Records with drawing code
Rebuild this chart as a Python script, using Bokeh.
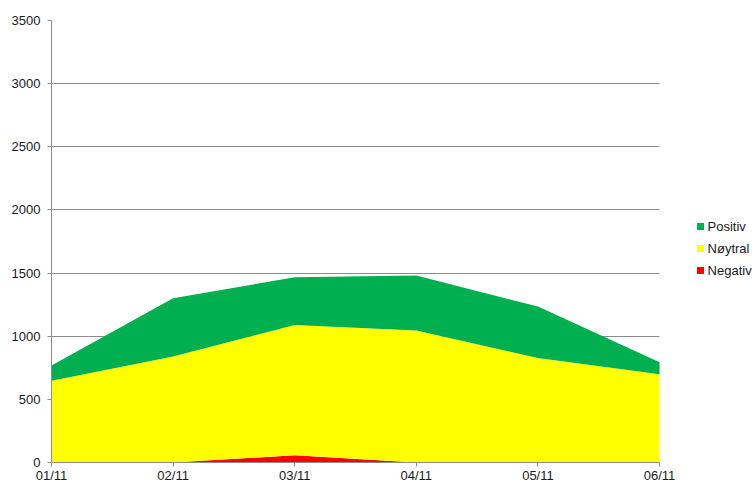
from bokeh.plotting import figure
from bokeh.models import Range1d, FixedTicker, ColumnDataSource
from bokeh.core.properties import value
from bokeh.embed import file_html
from bokeh.resources import INLINE

dates = ["01/11", "02/11", "03/11", "04/11", "05/11", "06/11"]
negativ = [0, 0, 58, 0, 0, 0]
noytral = [648, 840, 1030, 1045, 827, 698]
positiv = [121, 461, 379, 435, 408, 95]
series_names = ["Positiv", "Nøytral", "Negativ"]
y_ticks = [0, 500, 1000, 1500, 2000, 2500, 3000, 3500]

colors = {"Positiv": "#00B050", "Nøytral": "#FFFF00", "Negativ": "#FF0000"}

xs = list(range(len(dates)))
b1 = [n for n in negativ]
b2 = [a + b for a, b in zip(b1, noytral)]
b3 = [a + b for a, b in zip(b2, positiv)]
src = ColumnDataSource(dict(x=xs, z=[0] * len(xs), b1=b1, b2=b2, b3=b3))

FONT = "Liberation Sans"
GRID = "#8c8c8c"

p = figure(width=755, height=485, output_backend="svg", toolbar_location=None,
           x_range=Range1d(0, 5.789), y_range=Range1d(0, 3500),
           min_border_left=51, min_border_right=0, min_border_top=20, min_border_bottom=23)
p.outline_line_color = None
p.background_fill_color = "white"
p.border_fill_color = "white"

p.varea(x="x", y1="z", y2="b1", source=src, fill_color=colors["Negativ"])
p.varea(x="x", y1="b1", y2="b2", source=src, fill_color=colors["Nøytral"])
p.varea(x="x", y1="b2", y2="b3", source=src, fill_color=colors["Positiv"])

# axes
p.xaxis.ticker = FixedTicker(ticks=xs)
p.xaxis.major_label_overrides = {i: d for i, d in enumerate(dates)}
p.xaxis.bounds = (0, len(dates) - 1)
p.yaxis.ticker = FixedTicker(ticks=y_ticks)
for ax in (p.xaxis, p.yaxis):
    ax.axis_line_color = GRID
    ax.major_tick_line_color = GRID
    ax.minor_tick_line_color = None
    ax.major_tick_in = 0
    ax.major_tick_out = 4
    ax.major_label_text_font = FONT
    ax.major_label_text_font_size = "13px"
    ax.major_label_text_color = "#1a1a1a"
p.xaxis.major_label_standoff = 1
p.yaxis.major_label_standoff = 7

p.xgrid.grid_line_color = None
p.ygrid.ticker = FixedTicker(ticks=y_ticks)
p.ygrid.grid_line_color = GRID
p.ygrid.cross_bounds = (0, len(dates) - 1)

# legend (manual, to the right of the plotted area)
leg_x = 5.337
leg_tx = 5.395
leg_y = [1869, 1695, 1520]
p.scatter(x=[leg_x] * 3, y=leg_y, marker="square", size=7,
          fill_color=[colors[n] for n in series_names], line_color=None)
p.text(x=[leg_tx] * 3, y=leg_y, text=series_names, text_font=value(FONT),
       text_font_size="13px", text_baseline="middle", text_align="left", text_color="#1a1a1a")

open("out.html", "w").write(file_html(p, INLINE))
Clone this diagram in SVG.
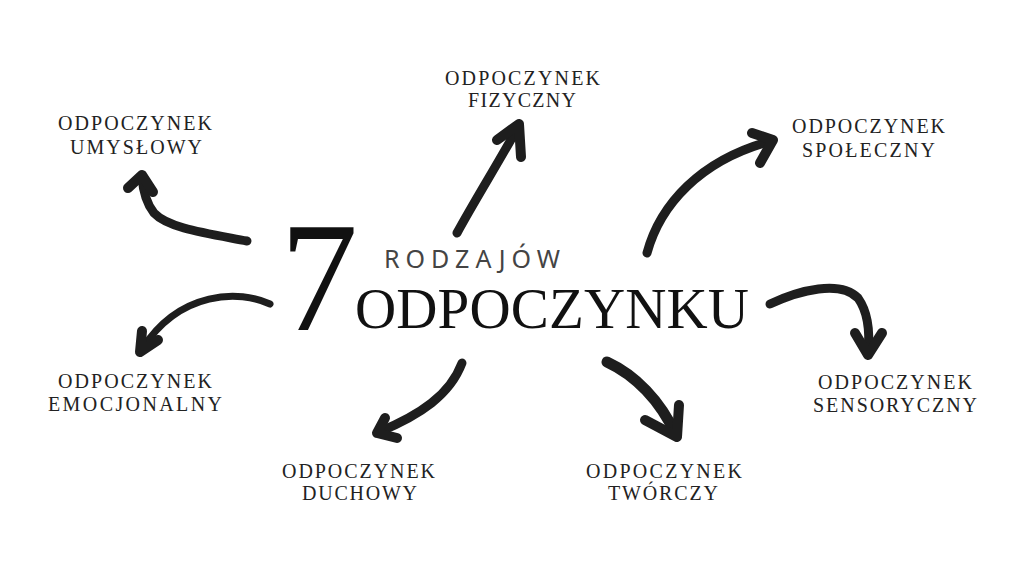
<svg xmlns="http://www.w3.org/2000/svg" width="1024" height="576" viewBox="0 0 1024 576">
<style>
.lbl{font-family:"Liberation Serif","DejaVu Serif",serif;font-size:20px;fill:#222}
.ar{fill:none;stroke:#1e1e1e;stroke-linecap:round;stroke-linejoin:round}
.shaft{stroke-width:9}
.head{stroke-width:10}
</style>
<rect width="1024" height="576" fill="#ffffff"/>
<g id="title">
<text x="280" y="330" font-family="Liberation Serif,DejaVu Serif,serif" font-size="156" fill="#111">7</text>
<text x="384" y="268" font-family="Noto Sans,Open Sans,sans-serif" font-size="25" fill="#444" textLength="176" lengthAdjust="spacing">RODZAJÓW</text>
<text x="355" y="328" font-family="Liberation Serif,DejaVu Serif,serif" font-size="57" fill="#111" textLength="394" lengthAdjust="spacing">ODPOCZYNKU</text>
</g>
<g id="connectors">
<path class="ar shaft" d="M247,241 C205,233 168,228 154,213 C146,203 143,190 142,177"/>
<path class="ar head" d="M128,188 L142,175 L153,192"/>
<path class="ar shaft" d="M457,233 C475,200 500,160 518,127"/>
<path class="ar head" d="M497,140 L519,124 L521,157"/>
<path class="ar shaft" d="M647,253 C660,205 700,160 771,141"/>
<path class="ar head" d="M752,133 L773,140 L760,163"/>
<path class="ar shaft" d="M770,304 C800,290 840,280 858,298 C868,312 870,333 868,353"/>
<path class="ar head" d="M855,333 L868,355 L882,333"/>
<path class="ar" stroke-width="11" d="M607,362 C635,375 660,400 676,435"/>
<path class="ar head" d="M645,420 L677,437 L679,405"/>
<path class="ar shaft" d="M462,363 C450,395 420,415 379,432"/>
<path class="ar head" d="M385,418 L377,433 L397,438"/>
<path class="ar" stroke-width="7" d="M270,304 C240,290 180,290 142,349"/>
<path class="ar head" d="M142,331 L140,352 L158,340"/>
</g>
<g id="n-umyslowy">
<text class="lbl" x="58" y="130" textLength="154" lengthAdjust="spacing">ODPOCZYNEK</text>
<text class="lbl" x="70" y="154" textLength="132" lengthAdjust="spacing">UMYSŁOWY</text>
</g>
<g id="n-fizyczny">
<text class="lbl" x="445" y="85" textLength="155" lengthAdjust="spacing">ODPOCZYNEK</text>
<text class="lbl" x="468" y="107" textLength="108" lengthAdjust="spacing">FIZYCZNY</text>
</g>
<g id="n-spoleczny">
<text class="lbl" x="792" y="133" textLength="153" lengthAdjust="spacing">ODPOCZYNEK</text>
<text class="lbl" x="802" y="157" textLength="133" lengthAdjust="spacing">SPOŁECZNY</text>
</g>
<g id="n-sensoryczny">
<text class="lbl" x="818" y="389" textLength="154" lengthAdjust="spacing">ODPOCZYNEK</text>
<text class="lbl" x="813" y="412" textLength="164" lengthAdjust="spacing">SENSORYCZNY</text>
</g>
<g id="n-tworczy">
<text class="lbl" x="586" y="478" textLength="156" lengthAdjust="spacing">ODPOCZYNEK</text>
<text class="lbl" x="608" y="500" textLength="110" lengthAdjust="spacing">TWÓRCZY</text>
</g>
<g id="n-duchowy">
<text class="lbl" x="282" y="478" textLength="153" lengthAdjust="spacing">ODPOCZYNEK</text>
<text class="lbl" x="302" y="500" textLength="115" lengthAdjust="spacing">DUCHOWY</text>
</g>
<g id="n-emocjonalny">
<text class="lbl" x="58" y="388" textLength="154" lengthAdjust="spacing">ODPOCZYNEK</text>
<text class="lbl" x="48" y="411" textLength="174" lengthAdjust="spacing">EMOCJONALNY</text>
</g>
</svg>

### Task details:
Transcribe exactly, please, the lines between the start of the records above and the line holding "from bokeh.resources import INLINE", counting both of those lines and omitting pictures.

### Written response:
Rebuild this chart as a Python script, using Bokeh.
from bokeh.plotting import figure
from bokeh.models import Range1d, FixedTicker, ColumnDataSource
from bokeh.core.properties import value
from bokeh.embed import file_html
from bokeh.resources import INLINE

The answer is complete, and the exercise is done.